- Interactive map of Statue of a Liberated Woman
- 40°22′44″N 49°49′52″E﻿ / ﻿40.378879°N 49.831233°E
- Location: Public Square, Baku

History
- Built: 30 April 1960

Site notes
- Architect: Mikhail Huseynov
- Sculptor: Fuad Abdurahmanov

= Statue of a Liberated Woman =

Sculpture in Baku, Azerbaijan

Statue of a Liberated Woman is a statue by Fuad Abdurahmanov in Baku, Azerbaijan. It was built in 1960 at the Public Square at the intersection of Gurbanov and Jafar Jabbarly streets in Yasamal raion, and was inspired by the character of Sevil from the Jafar Jabbarly's play Sevil. The act of publicly removing the veil symbolizes the transition of Azerbaijani women from seclusion to participation in Soviet society.

== Background ==
Fuad Aburahmanov, the designer of the statue, stated:
"The topic of emancipation of Azerbaijani women has attracted me for a long time. When I started work on the sculpture, for some reason, I imagined an eagle that had become entangled in the net. She tears her bonds, finally, frees from them. One more moment, and it will soar into the sunny sky."

Veil as a part of woman’s wardrobe was the trait of all cities where trade was developing. The anti-veil movement was initially started in 1908 in Baku by the liberal bourgeoisie, well before the Soviet Hujum in 1927. However, the anti-veil protests were suppressed by Islamic clergy, causing a major setback. While some women stopped wearing the veil then, many still wore the veil out of social pressure.

A prominent Azeri women's organization based in Baku, the Ali Bayramov Club, actively participated in the campaign to encourage women to take off the veil.

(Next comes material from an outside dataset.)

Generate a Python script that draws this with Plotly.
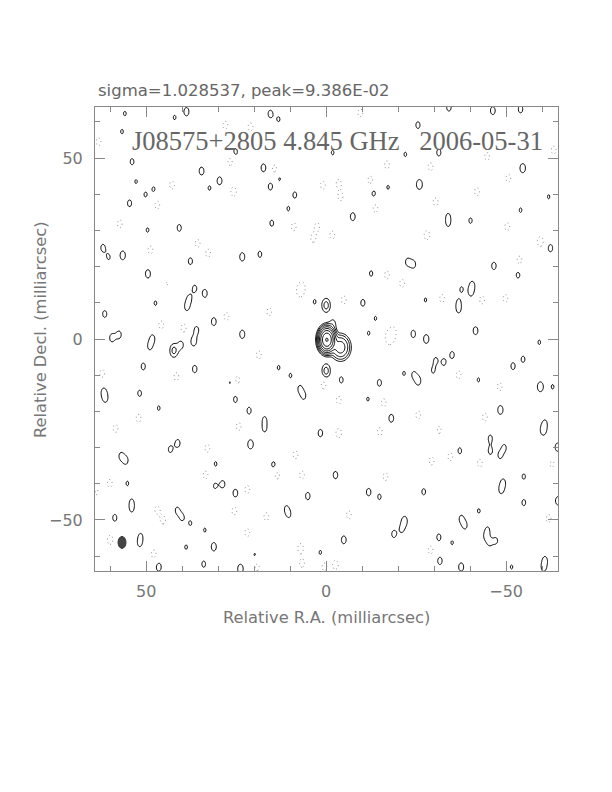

After Azerbaijan became part of Soviet Union, the social status of women changed. As more women became employed, they dressed more often in work clothes instead of the veil. Public displays of anti-veil sentiments, which continued to face opposition from the clergy, regained momentum in the 1920's with the implementation of the Hujum. It was not unusual for girls who stopped wearing the veil to be rejected by their family. Komsomol member Sariyya Khalilova was killed by her father for taking off the veil. The prominence of the statue reflects and honors the bravery and willpower of women who abandoned the veil.

== Construction ==
Fuad Abdurahmanov created the original statue from gypsum in 1951. The monument was restored in 1957 and recreated using bronze. The bronze statue was named "Liberty" and was displayed at the exposition of the Museum of Arts. Several officials who saw the monument decided it would be moved to central Baku in honour of the 40th anniversary of the Soviet government. Abdurahmanov then began work on a larger version of the monument, which was completed in 1959 in the city of Leningrad where the bronze was cast; the finished statue was then transported back to Azerbaijan and placed on a tall pedestal.